The facility is expected to bring in $1.4 million in tax revenue each year to the county, Charles Miller, who represents the Banister District on the Pittsylvania Board of County Supervisors, told state regulators during a public hearing.

"This could help us recruit large employers to the county," he said.

Building the compressor station would be important economic development for a part of Virginia that had been built around the now-waning coal industry, said Chadwick Dotson, a law professor and retired judge who lived in Pittsylvania County.

"We’re in desperate need of outside-the-box thinking in order to maintain an economy that will allow our children, including my own two, to live here and prosper," Dotson said in public comments.

Concerns about the economic impact of codifying environmental justice standards may be overblown and could ignore potential benefits for developers, said Julius Redd, principal at the firm Beveridge & Diamond PC.

"Some of the irony of the opposition is that clear legislation can remove some of that uncertainty in standardized permitting and analysis processes," Redd said.

He added that it is important to have industry input in proposing and implementing environmental justice legislation.

The 4th Circuit’s ruling last year has led some companies to examine and revise their own business practices to "mitigate their risk of being subject to similar types of challenges," he said.

"Anecdotally, it has had an effect," Redd said of the court’s decision.

Companies like Mountain Valley have said they welcome Virginia’s efforts to clarify environmental justice requirements.

"Despite ambiguity in current regulatory processes, Mountain Valley has been and remains committed to engaging in a comprehensive and thorough regulatory review," wrote Natalie Cox, spokesperson for Mountain Valley Pipeline LLC, in an email.

"That includes robust opportunity for public participation, starting at the inception of projects and continuing through their development," she said.

Cox said the company has underwritten four $5,000 scholarships for high school students to attend a local community college and has sought to establish "long-term relationships" with residents of the majority Black community where the Lambert station would be built.

"We are proud to work cooperatively and collaboratively with all parties and remain willing to work with opponents to address their concerns," Cox wrote.

EJ reform

McClellan, meanwhile, is currently backing a bill that would permanently establish an interagency working group responsible for studying state agencies’ work to address environmental justice concerns.

She’s hopeful that the legislation — and a version of the DEQ permitting bill she had co-sponsored — could pass in some form next year.

DEQ is also reconsidering its own approach to permitting projects in response to the 4th Circuit’s ruling last year.

The court found that it wasn’t enough for DEQ to determine that a project complied with National Ambient Air Quality Standards or Virginia’s emissions standards.
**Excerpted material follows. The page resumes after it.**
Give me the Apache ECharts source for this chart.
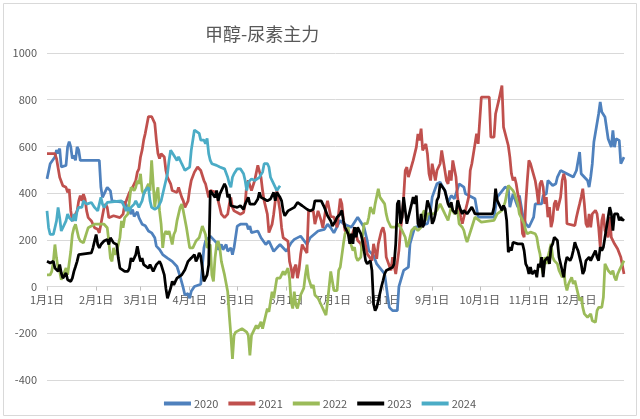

Instead, the court said, the agency should have looked at how emissions would have specifically affected residents of Union Hill, where the Buckingham County compressor station would have been located.

DEQ is still in the early stages of developing a rule to address the court’s concerns, said Sanner of the Chesapeake Bay Foundation.

"My crystal ball doesn’t yet show what is going to happen in that process," said Sanner. "The question for regulators will be how to define site suitability in a way that balances or takes appropriate account of the cumulative impacts on citizens."

DEQ also announced in April the creation of a new environmental justice office headed by Renee Hoyos, who had spent years in environmental justice advocacy in Tennessee.

McClellan said that if state regulators want to get serious about addressing environmental justice, they need to consider social and health costs — not just economic consequences — to the surrounding community before deciding if a project should move forward.

Businesses are also facing pressure from customers to make decisions that have less of an impact on the environment, McClellan added.

"At the end of the day, climate change is not just a serious issue — it’s an existential issue," she said. "Attracting business, at the expense of the health of our planet, is very short-sighted."